Renato Duque está preso há três anos e meio. Foi citado em diversas delações como “alguém que tinha poder de decisão” e continua sendo investigado por firmar contratos com um cartel de empreiteiras e desviado os recursos para a corrupção de políticos e agentes públicos. A delação dele não foi efetivamente concluída. Ele pegou 57 anos de prisão por corrupção passiva, lavagem de dinheiro e organização criminosa. O ex-diretor da Petrobras ajuda com as investigações da Lava-Jato desde 2017, quando o juiz Sérgio Moro concedeu benefícios judiciais. O magistrado proferiu uma sentença unificando as penas de Duque e determinando que ele cumpra cinco anos em regime fechado e, a partir daí, consiga a progressão da pena. Passará a usar, assim, a tornozeleira eletrônica. Com a delação, todos os crimes podem ser esquecidos pelo chamado “perdão judicial”.

Na delação do executivo Augusto Ribeiro de Mendonça Neto, uma das primeiras a revelar o esquema de corrupção na Petrobras, em 2014, havia citações sobre Renato Duque. Mendonça informou à força-tarefa de Curitiba ter simulado ao menos seis contratos de prestação de serviços para pagar propina ao ex-diretor. O delator enviou documentos do Grupo Toyo Setal ao Ministério Público. Ribeiro era representante da empresa, mas usou outras, de fachada, para forjar serviços de terraplanagem, aluguel de equipamentos e consultoria com a Petrobras.

_____________________________________________________________________________________________________________________________________________________

Críticas de Dipp

01/05/2018

 

 

O ministro aposentado do Superior Tribunal de Justiça (STJ) Gilson Dipp critica a colaboração premiada, criada em 2013 no Brasil, afirmando que a “chuva de delações traz uma série de mal-entendidos”. O instrumento foi instituído pelo Ministério Público Federal (MPF), mas ainda é alvo de críticas e motivo de desgaste com a Polícia Federal. Nela, presos de maneira preventiva ou provisória fornecem informações sobre esquemas criminosos em troca de benefícios como a liberdade ou a diminuição da pena. Condenados pela Justiça conseguem, no máximo, a redução do tempo atrás das grades.

“A lei que regula e cria efetivamente a delação premiada dentro da Lei de Organizações Criminosas não foi examinada com a perspectiva nacional para o futuro”, afirma Dipp. Segundo ele, as análises foram feitas apenas no âmbito da Lava-Jato, o que causa uma série de mal-entendidos, como a disputa da PF e do MPF pela chancela da delação. “Delações em massa, como a da Odebrecht, são um erro. Não precisa de 80 delatores nisso.

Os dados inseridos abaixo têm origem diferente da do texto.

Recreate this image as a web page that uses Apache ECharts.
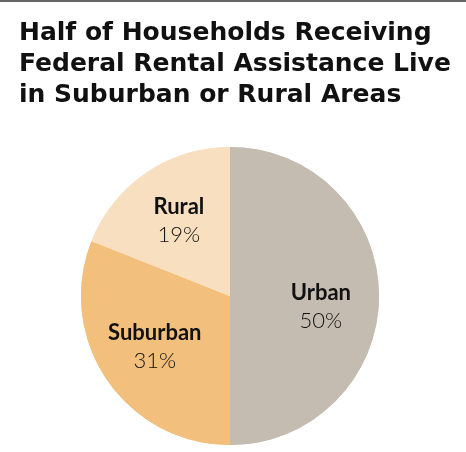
<!DOCTYPE html>
<html>
<head>
<meta charset="utf-8">
<script src="https://cdn.jsdelivr.net/npm/echarts@6/dist/echarts.min.js"></script>
<style>
  html, body { margin: 0; padding: 0; background: #fff; }
  #main { width: 466px; height: 452px; }
</style>
</head>
<body>
<div id="main"></div>
<script>
var categories = ['Urban', 'Suburban', 'Rural'];
var shares = [50, 31, 19];
var sliceColors = ['#c4bcb0', '#f2bf7c', '#f8dfbf'];

var chart = echarts.init(document.getElementById('main'));

var pieData = categories.map(function (name, i) {
    return { name: name, value: shares[i], itemStyle: { color: sliceColors[i] } };
});

var center = [230, 296];
var radius = 149;

chart.setOption({
    backgroundColor: '#fff',
    animation: false,
    title: {
        text: 'Half of Households Receiving\nFederal Rental Assistance Live\nin Suburban or Rural Areas',
        left: 14,
        top: 13,
        textStyle: {
            fontFamily: 'DejaVu Sans',
            fontWeight: 'bold',
            fontSize: 25,
            lineHeight: 31,
            color: '#111'
        }
    },
    graphic: [{
        type: 'rect',
        shape: { x: 0, y: 0, width: 466, height: 2 },
        style: { fill: '#666' }
    }],
    series: [
        {
            // base disc without labels
            type: 'pie',
            center: center,
            radius: [0, radius],
            startAngle: 90,
            clockwise: true,
            silent: true,
            label: { show: false },
            labelLine: { show: false },
            data: pieData
        },
        {
            // same slices with an inner gap so labels sit further out
            type: 'pie',
            center: center,
            radius: [radius * 0.18, radius],
            startAngle: 90,
            clockwise: true,
            silent: true,
            labelLine: { show: false },
            label: {
                show: true,
                position: 'inside',
                formatter: function (p) {
                    return '{n|' + p.name + '}\n{v|' + p.value + '%}';
                },
                rich: {
                    n: { fontFamily: 'Lato', fontWeight: 'bold', fontSize: 22, color: '#111', lineHeight: 28 },
                    v: { fontFamily: 'Lato', fontWeight: 300, fontSize: 22, color: '#111', lineHeight: 28 }
                }
            },
            // urban label sits a bit lower in the original
            labelLayout: function (p) {
                if (p.dataIndex === 0) return { dy: 11 };
            },
            data: pieData
        }
    ]
});
</script>
</body>
</html>
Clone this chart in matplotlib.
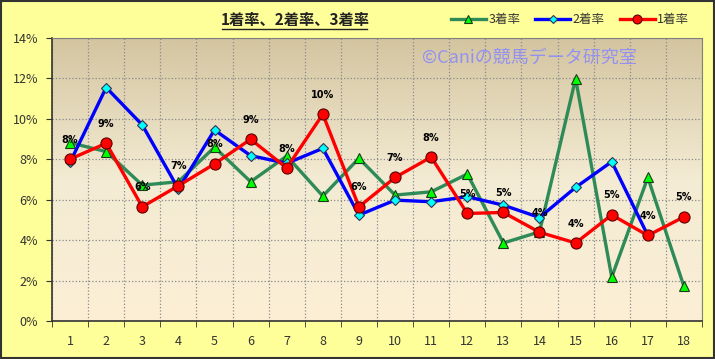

A história do Palocci, que trouxe um descontentamento entre policiais e procuradores, também traz problemas. O resultado é péssimo, embora o instituto seja bom”, explica o ministro aposentado. Sobre o caso concreto, Dipp acrescenta que “a delação do Duque foi descartada durante muito tempo” e que sua aceitação, agora, pode ser um tipo de resposta para o Judiciário de São Paulo, para onde parte das investigações da Lava-Jato foram enviadas.

Representantes do Ministério Público dizem que “não há mal-estar” nem exagero nas delações. Em recente entrevista ao Correio, o presidente da Associação Nacional dos Procuradores da República, José Robalinho Cavalcanti, afirmou que “as delações são feitas à medida que há necessidade. O instituto é muito bom e ajudou em várias investigações importantes”.